A second technique for merging the two data sets is to use a matrix, which is a table in which the qualitative themes are arrayed along the top of the table and the quantitative results appear on the side of the table. The cells within the table are the conclusions about each category of results.
A third technique for merging the two data sets is to write a narrative discussion. The discussion could be used in conjunction with the matrix or stand alone.
In the discussion, the researcher compares and contrasts the results of both types of analysis and discusses how results converge.
Data Analysis in Sequential Design
Sequential designs are used with explanatory or exploratory designs and some embedded designs. The idea of sequential designs is that one type of data collection and analysis is used to inform the other type of data collection and analysis. If the qualitative portion is first in the design, then the data are collected and analyzed qualitatively first before starting the quantitative portion. The themes that emerge from the qualitative portion are commonly used to inform the quantitative portion in the form of the development of a quantitative instrument. If the quantitative portion is first in the design, then the data are collected and analyzed quantitatively first before starting the qualitative portion. An example of this type of study would be to use the quantitative results to help identify specific cases that can be investigated further using qualitative techniques, such as in the scenario above of following up on high-performing clinics.
Validity and Reliability of Mixed Methodology Research
Efforts to maximize the validity and reliability of research are standard practice in all paradigms. Validity assumes that what is being studied is in fact being studied.
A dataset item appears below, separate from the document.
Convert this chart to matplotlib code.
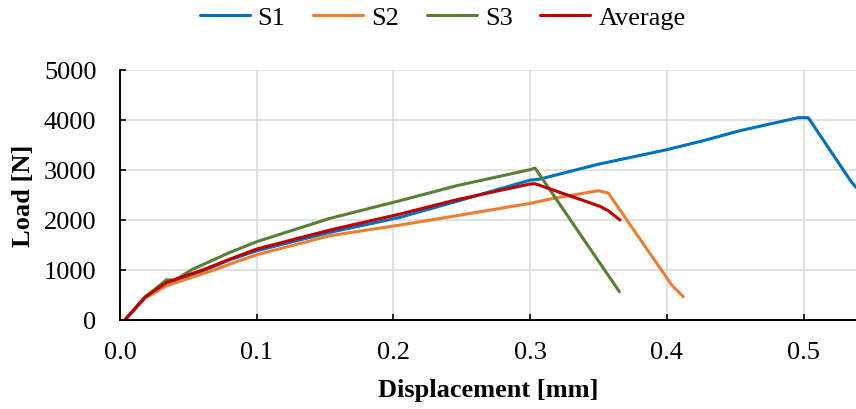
import numpy as np
import matplotlib
matplotlib.use("Agg")
import matplotlib.pyplot as plt

plt.rcParams['font.family'] = ['Liberation Serif', 'DejaVu Serif']

# Load-displacement curves
s1_x = [0.0037, 0.0183, 0.0341, 0.061, 0.0805, 0.1, 0.1536, 0.2048, 0.2463, 0.2999,
        0.3072, 0.35, 0.4, 0.4267, 0.4535, 0.4962, 0.5035, 0.5352, 0.545]
s1_y = [0, 450, 730, 980, 1200, 1380, 1747, 2047, 2367, 2790,
        2813, 3110, 3400, 3580, 3780, 4040, 4040, 2747, 2450]

s2_x = [0.0037, 0.0183, 0.0341, 0.0695, 0.0805, 0.1, 0.1536, 0.2048, 0.2463, 0.2926,
        0.3, 0.317, 0.3499, 0.3572, 0.4036, 0.4121]
s2_y = [0, 430, 680, 1000, 1113, 1300, 1680, 1893, 2080, 2293,
        2327, 2427, 2580, 2533, 693, 460]

s3_x = [0.0037, 0.0183, 0.0341, 0.0402, 0.0524, 0.0805, 0.1, 0.1536, 0.2048, 0.2463,
        0.2999, 0.3036, 0.3653]
s3_y = [0, 450, 800, 787, 1000, 1347, 1560, 2027, 2380, 2680,
        3000, 3033, 560]

avg_x = [0.0037, 0.0183, 0.0341, 0.061, 0.0805, 0.1, 0.1536, 0.2048, 0.2463, 0.2999,
         0.3036, 0.3511, 0.3572, 0.3658]
avg_y = [0, 450, 747, 1000, 1213, 1413, 1793, 2113, 2400, 2713,
         2720, 2267, 2180, 1993]

x_ticks = [0.0, 0.1, 0.2, 0.3, 0.4, 0.5]
y_ticks = [0, 1000, 2000, 3000, 4000, 5000]

fig = plt.figure(figsize=(8.56, 4.10), dpi=100)
ax = fig.add_axes([0.1402, 0.2178, 0.8598, 0.6098])

lw = 2.2
ax.plot(s1_x, s1_y, color='#0070C0', lw=lw, label='S1', solid_capstyle='round')
ax.plot(s2_x, s2_y, color='#ED7D31', lw=lw, label='S2', solid_capstyle='round')
ax.plot(s3_x, s3_y, color='#548235', lw=lw, label='S3', solid_capstyle='round')
ax.plot(avg_x, avg_y, color='#C00000', lw=lw, label='Average', solid_capstyle='round')

ax.set_xlim(0, 0.5384)
ax.set_ylim(0, 5000)
ax.set_xticks(x_ticks)
ax.set_xticklabels([f'{v:.1f}' for v in x_ticks])
ax.set_yticks(y_ticks)

ax.grid(True, color='#d9d9d9', lw=1.1)
ax.set_axisbelow(True)
for s in ['top', 'right']:
    ax.spines[s].set_visible(False)
for s in ['left', 'bottom']:
    ax.spines[s].set_linewidth(1.4)
    ax.spines[s].set_color('black')
ax.tick_params(direction='in', length=4.5, width=1.2, labelsize=19)
ax.tick_params(axis='y', pad=17)
ax.tick_params(axis='x', pad=15)

ax.set_xlabel('Displacement [mm]', fontsize=19, fontweight='bold')
ax.xaxis.set_label_coords(0.5, -0.235)
ax.set_ylabel('Load [N]', fontsize=19, fontweight='bold')
ax.yaxis.set_label_coords(-0.115, 0.5)

fig.legend(loc='center', bbox_to_anchor=(0.517, 0.956), ncol=4, frameon=False,
           fontsize=19, handlelength=1.9, handletextpad=0.3, columnspacing=1.05)

fig.savefig('out.png', dpi=100)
Reliability refers to the idea of repeatability or replicability. Would the study, if conducted again, yield similar results? Mixed methodology researchers need to maximize validity and reliability by using established methods to enhance validity and reliability in both qualitative and quantitative research. The exact methods used will vary depending on the research design. With the qualitative data, the methods may include triangulation, member or peer checks, and rich, detailed descriptions and salient quotes regarding the data. With the quantitative data, the researcher may discuss the previously established validity and reliability of the instruments used and identify threats to internal validity.
Mixed methodologists believe there are encouraging signs that this methodology is beginning to develop into a legitimate paradigm. For example, a journal has emerged recently that publishes only studies that use mixed methodology designs. Also, basic research textbooks are starting to include sections on mixed methodology. Mixed methodologists believe that this third paradigm will increase the ability of researchers to draw from the strengths of quantitative and qualitative methodologies without having to sacrifice the strengths of one methodology for the weaknesses of the other. The future of mixed methodology will be fueled by the advantages discovered through the more comprehensive picture created by combining qualitative and quantitative techniques.